Cru Bourgeois: a Work in Progress

A tasting of Cru Bourgeois from the 2010 vintage showed some remarkable similarities and remarkable differences with a tasting earlier this month of Grand Cru Classés from St. Emilion.

Both groups come from classification systems whose attempts to modernize foundered in legal challenges, and the classification had to be withdrawn, before compromises were found to restore a system. The final systems are almost at opposite poles. In St. Emilion, reclassification every ten years takes account of the terroir of the chateau, the price of its wine, and quality (as assessed by tasting). For Cru Bourgeois, the classification is now done every year, which makes it completely different from all the other classification systems where history (very distant in the case of Médoc Grand Cru Classé, more recent in the case of St. Emilion) counts for something.

Once a château has received the agrément that is required for its wine to be included in the AOP each year, it can apply for the Cru Bourgeois label. The wine is assessed by a tasting panel. “We are not assessing style, everyone is free to define their own style, but we are really concerned with quality. Typicity is really more a matter for the AOC. There are eight appellations and even within each there is variety,” says Frédérique Dutheiller de Lamothe, Directrice of the Alliance des Crus Bourgeois. So in effect, putting Cru Bourgeois on the label is an imprimatur of quality. There are also some arcane rules about timing of sales, which actually excluded Chateau Caronne Ste Gemme from the 2011 classification, although its proprietor François Nony is President of the Alliance.

The difficulty with this system, it seems to me, that it lacks practicality for the consumer. Surely a consumer expects a classification to place a producer at a certain level, that it establishes a general reputation: are they really going to look at the label each year and ask whether the wine got the sticker for that vintage? What does it say if a chateau gets the classification some years and not others? Isn’t this really rating current vintages rather than classifying the producer? And what about vintage variation—will allowance for vintage mean that the classification is awarded in a poor year for wines that wouldn’t get it in a better year?

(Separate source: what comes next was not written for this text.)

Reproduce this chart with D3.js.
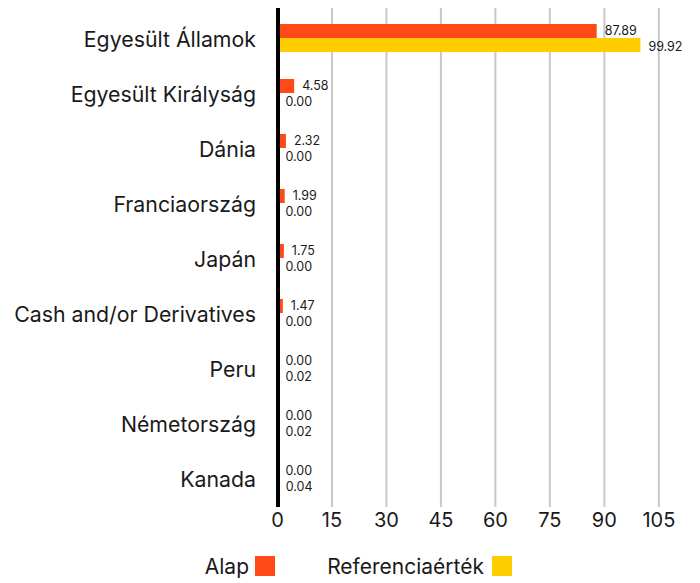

In spite of these reservations, what sort of standard was established for 2010? Just like St Emilion there seem to be a certain similarity to the wines, and it seemed to override the appellations as we tasted through the 2010 vintage from Médoc, Haut Médoc, Listrac, and Moulis. Somewhat tight fruits were supported by a strong acidity; these wines seemed more backward than the Grand Cru Classé last time I tasted them, not so much because of tannins but because the acidity was so pressing you couldn’t really see the fruits, which seem somewhat one dimensional. This seemed like a throwback to traditional Bordeaux, and these wines need time, the antithesis of the St. Emilion tasting, where the wines all had the same soft, over fruity taste (Triumph of the Oenologue in St. Emilion). But when we got to Margaux and Pauillac, communal typicity seemed to reappear in a certain finesse for Margaux and roundness for Pauillac. However, I thought the best Cru Bourgeois I tasted was Chateau Serilhan, from St Estèphe, whose refinement belied the reputation of the appellation.

Whether it’s the character of the appellation or the individual château, it did seem to me that the Cru Bourgeois from Margaux, Pauillac, and St. Estèphe were better than those from other appellations. But Cru Bourgeois, at least for the present, is a single level of classification (as opposed to the old system, which had multiple tiers. It would be interesting, and perhaps useful for the consumer, to restore the hierarchy, but it’s not obvious how that would be done in the context of the new system, as this would really put the Alliance into competition with the critics for rating the wines. But it’s a work in progress, so wait to see what happens next.